School defends investigation and says it reached out to Canadian Coast Guard

The University of Alberta says it has advocated for a search and recovery mission to locate the body of Maya Bhatia, an Arctic researcher who disappeared in August 2023 while conducting fieldwork on the Jakeman Glacier near Grise Fiord, Nunavut.
In a written statement to Canadian Occupational Safety, the university says:
“Search and recovery is outside the university’s jurisdiction. We have advocated for a search and recovery mission with the Canadian Coast Guard.”
The university has not said whether a formal request was submitted or what specific efforts it has undertaken to advance such a mission. The Canadian Coast Guard has been contacted for clarification and says it is working to provide a response this week.
No formal recovery mission undertaken
Bhatia, an associate professor in the Department of Earth and Atmospheric Sciences, slipped into a glacial stream while attempting to collect a water sample. The fieldwork was funded and supported by the Polar Continental Shelf Program, a federal agency. While witnesses believed she had been swept into a moulin — a vertical shaft in the glacier — her body has not been recovered.
To date, no formal recovery operation has been conducted.
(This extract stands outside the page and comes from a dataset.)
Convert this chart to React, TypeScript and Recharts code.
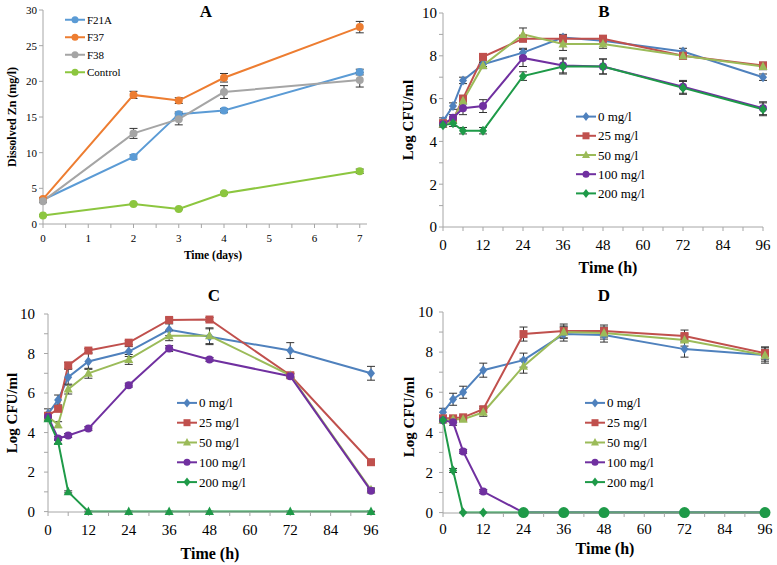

David Didier, a colleague of Bhatia, and a lead researcher with the University of Quebec at Rimouski, was also at the glacier in 2023 and returned in 2024. He says informal efforts occurred during the research team’s return to the glacier in 2024. However, no official search was organized.
“They waited for us to return for regular fieldwork — then used our helicopter time to scout the area,” Didier says. “It’s the only reason anything happened at all.”
University cites logistical barriers to site visit
In its written response, the university explained why its Health, Safety and Environment (HSE) team did not visit the glacier as part of its investigation.
“In the days after the incident, poor weather coupled with wildfires and the evacuation of Yellowknife, made it difficult and unsafe for university investigators to attend the incident site at Jakeman Glacier.”
Instead, the investigation drew from indirect visual evidence:
“The RCMP conducted a visual inspection of the site on August 17. We received extensive drone footage and photographs to assist with our investigation.”
Internal report remains sole public record
The University of Alberta’s internal investigation report remains the only formal investigation of the incident. There has not been an independent investigation.
The Workplace Safety and Compensation Commission of Nunavut and the Northwest Territories (WSCC) is the regulator and had said multiple times it was investigating the fatality. It was later discovered that it did not investigate. Instead, it relied on the University of Alberta’s investigation report.
The school says its “Health, Safety and Environment team has trained and experienced investigators, including those with experience in fatalities. The team conducted a detailed and comprehensive investigation that fully met the thorough requirements of Nunavut’s Safety Act and its Occupational Health and Safety Regulation.”
The report identified three causal factors and outlined 14 corrective actions, including improvements to field safety planning, communication protocols, and defining high-risk activities during research.
The university did not release the report publicly and it was obtained through an access-to-information request filed with the WSCC. Through that request it became clear the WSCC did not investigate.
The university wouldn’t comment on the WSCC’s lack of investigation saying it “cannot speculate on how the [WSCC] conducted its work.”
Canadian Occupational Safety sent several questions to the office of Minister Pamela Gross, whose portfolio includes the WSCC. Despite acknowledging the request, no response has been provided.